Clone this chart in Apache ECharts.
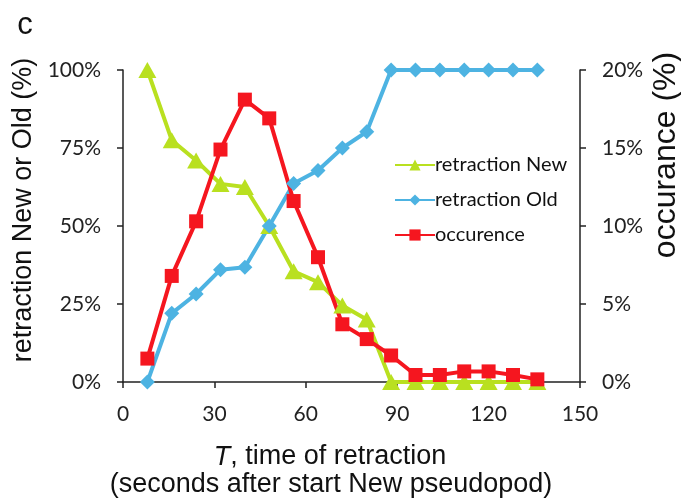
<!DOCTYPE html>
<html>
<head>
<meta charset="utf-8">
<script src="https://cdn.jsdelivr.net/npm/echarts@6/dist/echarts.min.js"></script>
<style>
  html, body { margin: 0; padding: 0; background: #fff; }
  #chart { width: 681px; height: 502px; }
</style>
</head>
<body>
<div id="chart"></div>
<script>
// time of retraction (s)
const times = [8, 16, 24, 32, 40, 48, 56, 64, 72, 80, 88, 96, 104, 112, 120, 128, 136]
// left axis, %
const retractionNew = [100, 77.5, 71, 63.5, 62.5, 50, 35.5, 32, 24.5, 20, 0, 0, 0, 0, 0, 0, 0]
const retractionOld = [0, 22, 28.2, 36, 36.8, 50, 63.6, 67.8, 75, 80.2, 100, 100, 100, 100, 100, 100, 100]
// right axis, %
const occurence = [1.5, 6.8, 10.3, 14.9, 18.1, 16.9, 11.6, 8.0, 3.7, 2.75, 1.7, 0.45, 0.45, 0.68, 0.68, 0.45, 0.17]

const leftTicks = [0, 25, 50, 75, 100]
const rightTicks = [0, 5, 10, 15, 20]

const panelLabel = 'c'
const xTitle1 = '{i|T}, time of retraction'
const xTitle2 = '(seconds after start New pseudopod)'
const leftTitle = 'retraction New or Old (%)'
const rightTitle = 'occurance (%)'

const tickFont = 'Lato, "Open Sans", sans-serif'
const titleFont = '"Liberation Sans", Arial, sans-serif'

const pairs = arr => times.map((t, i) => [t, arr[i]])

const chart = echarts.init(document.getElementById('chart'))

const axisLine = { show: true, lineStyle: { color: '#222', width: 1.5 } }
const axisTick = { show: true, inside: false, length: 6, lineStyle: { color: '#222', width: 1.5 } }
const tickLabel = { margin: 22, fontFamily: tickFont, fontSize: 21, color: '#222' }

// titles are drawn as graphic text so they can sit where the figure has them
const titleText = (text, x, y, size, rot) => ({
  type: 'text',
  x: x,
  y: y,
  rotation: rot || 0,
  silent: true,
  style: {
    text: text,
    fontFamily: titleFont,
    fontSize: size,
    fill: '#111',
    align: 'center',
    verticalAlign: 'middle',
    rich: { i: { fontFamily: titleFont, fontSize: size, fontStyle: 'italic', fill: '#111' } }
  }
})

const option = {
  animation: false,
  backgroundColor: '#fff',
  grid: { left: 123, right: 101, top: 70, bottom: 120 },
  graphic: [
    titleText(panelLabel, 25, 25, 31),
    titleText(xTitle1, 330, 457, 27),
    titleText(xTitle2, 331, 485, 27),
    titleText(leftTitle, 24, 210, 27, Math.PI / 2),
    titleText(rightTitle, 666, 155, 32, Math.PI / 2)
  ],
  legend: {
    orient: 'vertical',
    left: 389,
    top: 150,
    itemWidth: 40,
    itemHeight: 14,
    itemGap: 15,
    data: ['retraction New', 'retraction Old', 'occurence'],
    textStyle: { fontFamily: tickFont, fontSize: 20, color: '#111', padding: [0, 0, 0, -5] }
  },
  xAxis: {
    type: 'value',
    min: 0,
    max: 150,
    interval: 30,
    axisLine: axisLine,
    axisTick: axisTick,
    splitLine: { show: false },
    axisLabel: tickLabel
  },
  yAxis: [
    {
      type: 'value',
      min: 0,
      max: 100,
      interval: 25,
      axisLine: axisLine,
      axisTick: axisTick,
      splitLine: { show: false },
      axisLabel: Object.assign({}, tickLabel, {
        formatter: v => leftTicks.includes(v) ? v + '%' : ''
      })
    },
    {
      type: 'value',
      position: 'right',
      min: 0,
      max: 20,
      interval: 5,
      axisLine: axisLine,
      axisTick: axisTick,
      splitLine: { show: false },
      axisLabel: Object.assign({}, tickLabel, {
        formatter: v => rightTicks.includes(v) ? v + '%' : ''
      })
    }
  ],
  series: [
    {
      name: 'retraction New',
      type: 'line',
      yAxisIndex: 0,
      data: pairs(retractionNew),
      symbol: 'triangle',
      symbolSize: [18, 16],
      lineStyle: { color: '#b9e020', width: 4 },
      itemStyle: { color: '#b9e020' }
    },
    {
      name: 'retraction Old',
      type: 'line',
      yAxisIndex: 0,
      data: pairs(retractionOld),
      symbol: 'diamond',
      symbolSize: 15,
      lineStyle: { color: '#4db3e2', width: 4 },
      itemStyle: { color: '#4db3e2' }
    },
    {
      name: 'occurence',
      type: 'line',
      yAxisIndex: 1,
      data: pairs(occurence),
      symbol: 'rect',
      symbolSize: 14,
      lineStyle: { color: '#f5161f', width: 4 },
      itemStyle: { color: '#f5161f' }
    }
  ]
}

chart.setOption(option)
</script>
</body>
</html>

######

## [Short task]
Skipping the pictures, transcribe each line above exactly as it appears.

## [Solution to this problem]
Clone this chart in Apache ECharts.
<!DOCTYPE html>
<html>
<head>
<meta charset="utf-8">
<script src="https://cdn.jsdelivr.net/npm/echarts@6/dist/echarts.min.js"></script>
<style>
  html, body { margin: 0; padding: 0; background: #fff; }
  #chart { width: 681px; height: 502px; }
</style>
</head>
<body>
<div id="chart"></div>
<script>
// time of retraction (s)
const times = [8, 16, 24, 32, 40, 48, 56, 64, 72, 80, 88, 96, 104, 112, 120, 128, 136]
// left axis, %
const retractionNew = [100, 77.5, 71, 63.5, 62.5, 50, 35.5, 32, 24.5, 20, 0, 0, 0, 0, 0, 0, 0]
const retractionOld = [0, 22, 28.2, 36, 36.8, 50, 63.6, 67.8, 75, 80.2, 100, 100, 100, 100, 100, 100, 100]
// right axis, %
const occurence = [1.5, 6.8, 10.3, 14.9, 18.1, 16.9, 11.6, 8.0, 3.7, 2.75, 1.7, 0.45, 0.45, 0.68, 0.68, 0.45, 0.17]

const leftTicks = [0, 25, 50, 75, 100]
const rightTicks = [0, 5, 10, 15, 20]

const panelLabel = 'c'
const xTitle1 = '{i|T}, time of retraction'
const xTitle2 = '(seconds after start New pseudopod)'
const leftTitle = 'retraction New or Old (%)'
const rightTitle = 'occurance (%)'

const tickFont = 'Lato, "Open Sans", sans-serif'
const titleFont = '"Liberation Sans", Arial, sans-serif'

const pairs = arr => times.map((t, i) => [t, arr[i]])

const chart = echarts.init(document.getElementById('chart'))

const axisLine = { show: true, lineStyle: { color: '#222', width: 1.5 } }
const axisTick = { show: true, inside: false, length: 6, lineStyle: { color: '#222', width: 1.5 } }
const tickLabel = { margin: 22, fontFamily: tickFont, fontSize: 21, color: '#222' }

// titles are drawn as graphic text so they can sit where the figure has them
const titleText = (text, x, y, size, rot) => ({
  type: 'text',
  x: x,
  y: y,
  rotation: rot || 0,
  silent: true,
  style: {
    text: text,
    fontFamily: titleFont,
    fontSize: size,
    fill: '#111',
    align: 'center',
    verticalAlign: 'middle',
    rich: { i: { fontFamily: titleFont, fontSize: size, fontStyle: 'italic', fill: '#111' } }
  }
})

const option = {
  animation: false,
  backgroundColor: '#fff',
  grid: { left: 123, right: 101, top: 70, bottom: 120 },
  graphic: [
    titleText(panelLabel, 25, 25, 31),
    titleText(xTitle1, 330, 457, 27),
    titleText(xTitle2, 331, 485, 27),
    titleText(leftTitle, 24, 210, 27, Math.PI / 2),
    titleText(rightTitle, 666, 155, 32, Math.PI / 2)
  ],
  legend: {
    orient: 'vertical',
    left: 389,
    top: 150,
    itemWidth: 40,
    itemHeight: 14,
    itemGap: 15,
    data: ['retraction New', 'retraction Old', 'occurence'],
    textStyle: { fontFamily: tickFont, fontSize: 20, color: '#111', padding: [0, 0, 0, -5] }
  },
  xAxis: {
    type: 'value',
    min: 0,
    max: 150,
    interval: 30,
    axisLine: axisLine,
    axisTick: axisTick,
    splitLine: { show: false },
    axisLabel: tickLabel
  },
  yAxis: [
    {
      type: 'value',
      min: 0,
      max: 100,
      interval: 25,
      axisLine: axisLine,
      axisTick: axisTick,
      splitLine: { show: false },
      axisLabel: Object.assign({}, tickLabel, {
        formatter: v => leftTicks.includes(v) ? v + '%' : ''
      })
    },
    {
      type: 'value',
      position: 'right',
      min: 0,
      max: 20,
      interval: 5,
      axisLine: axisLine,
      axisTick: axisTick,
      splitLine: { show: false },
      axisLabel: Object.assign({}, tickLabel, {
        formatter: v => rightTicks.includes(v) ? v + '%' : ''
      })
    }
  ],
  series: [
    {
      name: 'retraction New',
      type: 'line',
      yAxisIndex: 0,
      data: pairs(retractionNew),
      symbol: 'triangle',
      symbolSize: [18, 16],
      lineStyle: { color: '#b9e020', width: 4 },
      itemStyle: { color: '#b9e020' }
    },
    {
      name: 'retraction Old',
      type: 'line',
      yAxisIndex: 0,
      data: pairs(retractionOld),
      symbol: 'diamond',
      symbolSize: 15,
      lineStyle: { color: '#4db3e2', width: 4 },
      itemStyle: { color: '#4db3e2' }
    },
    {
      name: 'occurence',
      type: 'line',
      yAxisIndex: 1,
      data: pairs(occurence),
      symbol: 'rect',
      symbolSize: 14,
      lineStyle: { color: '#f5161f', width: 4 },
      itemStyle: { color: '#f5161f' }
    }
  ]
}

chart.setOption(option)
</script>
</body>
</html>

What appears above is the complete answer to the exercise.